Les milieux humides et aquatiques continentaux sont le réceptacle de pollutions anthropiques telles que l’azote, le phosphore, les métaux lourds et les micropolluants organiques (PCB, pesticides, etc.), générées au sein des écosystèmes agricoles et urbains qu’ils transfèrent en partie vers les milieux marins. Des travaux récents font ainsi état du fait qu’environ 80 % des pollutions marines sont d’origines terrestre et anthropique. Outre la pollution des eaux, la fragmentation et la destruction des habitats apparaissent comme les facteurs de changement ayant le plus fort impact sur les milieux humides et aquatiques continentaux. Ainsi, à l’échelle du territoire, les 80 000 obstacles recensés sur les cours d’eau ont un impact significatif sur la continuité écologique.
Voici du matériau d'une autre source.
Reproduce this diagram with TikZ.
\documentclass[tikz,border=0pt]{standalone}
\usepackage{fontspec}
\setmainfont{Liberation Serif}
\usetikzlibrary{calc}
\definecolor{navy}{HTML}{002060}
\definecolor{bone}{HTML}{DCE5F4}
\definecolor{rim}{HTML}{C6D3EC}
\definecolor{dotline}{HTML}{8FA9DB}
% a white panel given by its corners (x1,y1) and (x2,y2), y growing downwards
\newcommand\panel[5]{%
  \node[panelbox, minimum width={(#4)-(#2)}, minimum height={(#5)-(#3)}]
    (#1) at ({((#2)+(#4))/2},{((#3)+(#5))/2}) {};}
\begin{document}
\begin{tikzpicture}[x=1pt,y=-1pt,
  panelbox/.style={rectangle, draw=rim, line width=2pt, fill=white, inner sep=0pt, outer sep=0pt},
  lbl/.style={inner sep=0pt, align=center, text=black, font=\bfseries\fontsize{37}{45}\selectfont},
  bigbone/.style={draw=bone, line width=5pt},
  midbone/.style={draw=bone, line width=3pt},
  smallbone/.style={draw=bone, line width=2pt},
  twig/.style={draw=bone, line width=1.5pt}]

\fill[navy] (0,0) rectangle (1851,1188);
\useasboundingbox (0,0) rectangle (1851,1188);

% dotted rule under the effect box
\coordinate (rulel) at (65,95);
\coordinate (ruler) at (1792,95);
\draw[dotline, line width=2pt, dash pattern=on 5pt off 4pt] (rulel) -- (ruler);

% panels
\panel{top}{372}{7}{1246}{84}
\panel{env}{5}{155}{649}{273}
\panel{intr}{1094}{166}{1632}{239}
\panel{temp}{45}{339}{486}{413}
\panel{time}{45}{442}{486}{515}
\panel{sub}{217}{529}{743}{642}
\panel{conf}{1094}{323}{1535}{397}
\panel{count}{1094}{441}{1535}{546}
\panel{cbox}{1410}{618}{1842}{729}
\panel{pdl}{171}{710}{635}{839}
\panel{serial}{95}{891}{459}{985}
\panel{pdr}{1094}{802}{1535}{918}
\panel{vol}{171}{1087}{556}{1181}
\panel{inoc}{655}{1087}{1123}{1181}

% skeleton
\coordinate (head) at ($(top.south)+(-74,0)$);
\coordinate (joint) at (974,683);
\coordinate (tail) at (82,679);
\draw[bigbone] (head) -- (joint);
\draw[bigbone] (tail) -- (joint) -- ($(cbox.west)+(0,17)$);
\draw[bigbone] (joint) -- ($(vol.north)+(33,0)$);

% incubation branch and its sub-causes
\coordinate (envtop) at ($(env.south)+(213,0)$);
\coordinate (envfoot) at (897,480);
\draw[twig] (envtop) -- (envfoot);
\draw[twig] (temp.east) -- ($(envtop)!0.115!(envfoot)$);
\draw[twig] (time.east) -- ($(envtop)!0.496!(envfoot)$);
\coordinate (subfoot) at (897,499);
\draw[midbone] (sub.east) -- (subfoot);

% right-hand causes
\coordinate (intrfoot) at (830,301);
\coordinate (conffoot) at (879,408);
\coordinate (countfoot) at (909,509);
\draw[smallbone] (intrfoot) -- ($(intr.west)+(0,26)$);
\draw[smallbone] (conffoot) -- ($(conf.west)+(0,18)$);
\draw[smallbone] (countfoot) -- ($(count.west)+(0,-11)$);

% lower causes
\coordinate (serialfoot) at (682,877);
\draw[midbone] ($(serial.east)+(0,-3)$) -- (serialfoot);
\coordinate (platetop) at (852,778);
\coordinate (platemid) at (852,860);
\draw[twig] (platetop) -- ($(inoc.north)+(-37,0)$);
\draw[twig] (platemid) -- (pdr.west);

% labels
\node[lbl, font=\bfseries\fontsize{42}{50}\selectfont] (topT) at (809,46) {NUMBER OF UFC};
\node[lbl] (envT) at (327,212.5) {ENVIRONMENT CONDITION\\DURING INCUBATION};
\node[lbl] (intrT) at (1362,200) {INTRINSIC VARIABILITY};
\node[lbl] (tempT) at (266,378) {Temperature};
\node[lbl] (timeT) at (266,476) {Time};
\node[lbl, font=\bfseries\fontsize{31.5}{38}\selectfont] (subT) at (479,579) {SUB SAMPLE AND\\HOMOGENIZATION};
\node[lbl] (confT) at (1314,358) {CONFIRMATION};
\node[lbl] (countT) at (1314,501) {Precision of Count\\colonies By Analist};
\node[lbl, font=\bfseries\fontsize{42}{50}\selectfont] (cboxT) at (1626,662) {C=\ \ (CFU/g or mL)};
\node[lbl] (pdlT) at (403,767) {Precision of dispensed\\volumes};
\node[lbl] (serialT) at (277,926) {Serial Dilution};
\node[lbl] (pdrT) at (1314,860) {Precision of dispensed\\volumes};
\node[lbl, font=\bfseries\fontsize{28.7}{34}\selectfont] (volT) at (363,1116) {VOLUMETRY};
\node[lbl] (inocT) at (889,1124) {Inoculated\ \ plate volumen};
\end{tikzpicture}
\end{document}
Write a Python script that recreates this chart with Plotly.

Enfin, le développement d’espèces exotiques envahissantes (ragondin, ambroisie, jussie, moustique tigre, etc.) dont la fréquence d’introduction est en hausse, affecte la biodiversité et impacte la santé et l’économie. Le développement de certaines cultures très consommatrices en eau (par exemple le maïs irrigué) peut être source de stress hydrique dans certaines régions françaises lors d’épisodes de sécheresse et affecter le fonctionnement des milieux humides et aquatiques continentaux . Ces situations de stress hydrique s’accroitront dans les années à venir du fait du changement climatique. Les modélisations récentes sur le sujet estiment en effet que la réduction des précipitations estivales combinée à l’augmentation des températures favorisera les périodes de sécheresse.

Voilà pour l’état des lieux. Le rapport tente ensuite de proposer une évaluation économique des services écosystémiques liés aux zones humides : sur le seul rôle de rétention de l’azote par les rivières, la valeur du service dépasse les 2 milliards d’euros annuels à l’échelle nationale ! A quoi il faut ajouter la pêche commerciale (240 M€), la pisciculture (125 M€), le tourisme fluvial (500 M€) etc. Sans parler du fait que certains milieux humides et aquatiques continentaux permettent un stockage de l’eau et un ralentissement des écoulements, jouant ainsi un rôle d’atténuation des phénomènes de crues. En limitant les impacts potentiels sur les installations humaines situées en aval, ce rôle d’écrêtement des crues des milieux humides est à l’origine de bénéfices économiques importants à l’échelle nationale, mais qui ne sont pas chiffrés dans le rapport.

Les rapporteurs insistent enfin sur l’important besoin de connaissance en matière de zones humides : « les suivis et les connaissances existantes demeurent incomplets pour établir un panorama exhaustif chiffré des biens et services écosystémiques produits par les milieux humides et aquatiques continentaux » écrivent-ils.